Sem melhorias permanentes, o que Undergrave oferece são habilidades liberadas após alguns níveis, abrindo um leque de novas combinações e estratégias. Como por exemplo a “espada magnética”, que faz o personagem recuperar sua arma com mais facilidade depois de jogá-la, ajudando na recuperação e no gasto de stamina; ou o “pulo com dano” combinado com o “pulo mais longo”, transformando o protagonista num pula pula fatiador de mortos-vivos. A demo contou com dez melhorias possíveis, enquanto o jogo final deve ter em torno do dobro de opções.


Saindo do estilo de arte cyberpunk e passando pelo cartunesco e o “Dandara-like”, Undergrave é o melhor trabalho de pixel art de Thiago, com animações de batalha fluídas e muita inspiração em fantasias sujas e monstruosas. O design de fases procedural também é ótimo, com níveis apertados e que dão aquela sensação de claustrofobia, principalmente quando cinco inimigos estão vindo pra cima e você não tem mais pra onde correr.

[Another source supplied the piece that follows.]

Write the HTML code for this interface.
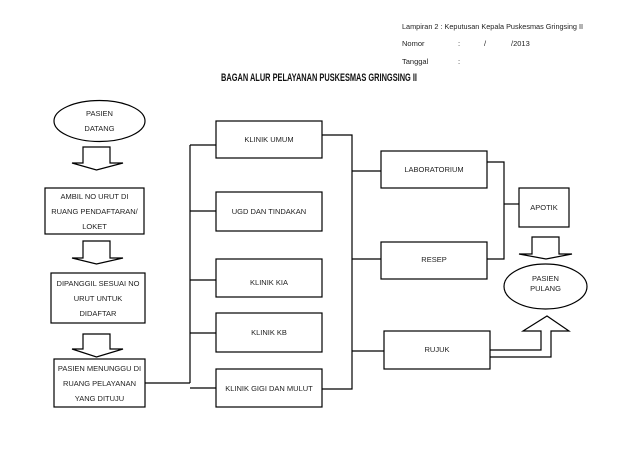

Conhecer suas habilidades e calcular bem seus movimentos para fatiar os inimigos. Enquanto Red Ronin também tinha essas características, mas parecia mais uma dança a ser executada com perfeição, Undergrave será um grande jogo de xadrez. Preparar o terreno e encontrar movimentos que em sequência o levarão ao xeque-mate vai ser o grande eixo central do jogo e se você acabar se afobando, como eu me afobei na demo, as coisas vão ficar bem mais complicadas de se resolver.